Without these public benefits, and without scores of others, our society would simply be inconceivable. That VCs choose to ignore all this speaks volumes.
It’s axiomatic that everyone has an interest in a functioning society. It follows that the financial burden of sustaining one is principally a collective responsibility – and it should be shared through a progressive tax system.
Those who actually earn the most, whether graduates or not, are the ones whose tax contributions should be greatest. Claiming university education is mainly a private good denies that everyone depends on the forms of expertise that universities disseminate.
Indeed, fixating on private benefit is compatible with denying the very relevance of society as a category in debates about public affairs. Gina Reinhart, who wants to reset the country on just such Thatcherite bases, would be pleased.
Ensconced in their world of receptions, promotional roadshows and cap-in-handing to potential donors, the university leaders whose endorsements lace Pyne’s speeches now only pay lip-service to the principle of public good.
Some key players – Melbourne’s Glyn Davis, UWS’s Peter Shergold – are former senior public servants: they will implement Pyne’s dogma, not challenge it. The university councils to which they are nominally responsible are dominated by corporate interests who have shown that they just don’t understand universities’ principal function – harnessing reason for the betterment of society, not servicing businesses’ skill demands.
Matthew Arnold’s description – the ‘stout main body of Philistinism’ – is apt.
It is urgent that university staff articulate a positive vision for the role of higher education in society. This is why we have established NAPU.
A vision, however, is not enough. Terms like ‘equity’, ‘pursuit of truth’ and ‘social betterment’ aren’t toy rattles shaken for their gratifying sound or for their seemliness in universities’ image management; they’re invitations to a collective campaign, within and beyond universities, for a higher education system predicated on public scholarship, rational debate and dissent – for, in short, the liberation of the intellect for the common good, not on the enclosure of knowledge and the entrenchment of privilege in society.
The sleep of reason produces monsters. VCs have chosen to sacrifice the good of Australian society for their perceived institutional self-interest, with essentially unattainable dreams of turning their own institutions into Harvards of the South.
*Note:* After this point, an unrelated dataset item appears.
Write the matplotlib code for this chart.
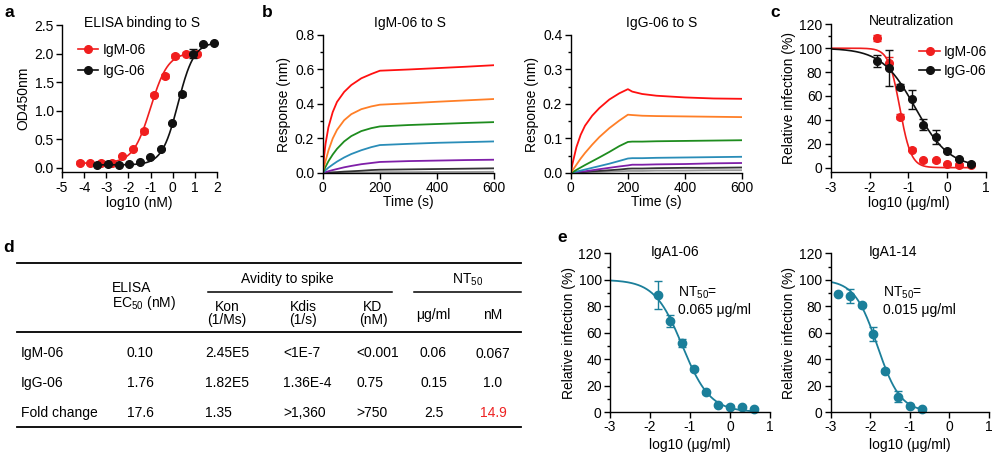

But contrary to what’s continually asserted, Australian society won’t be better educated overall in a higher education system which has the insignia of the market branded even more deeply into it.
Deregulation will accelerate the transformation of seminar rooms, labs and libraries into snazzy bijoux of the “student experience”, with university marketing, not education, the principal aim.
The lights will be blazing inside, but only those who can take on substantial debt will be at home.
This perversion of the role of higher education in a society that aspires to democracy must not be accepted. By supporting NAPU we can make sure that VCs aren’t the only non-student voices in the debate.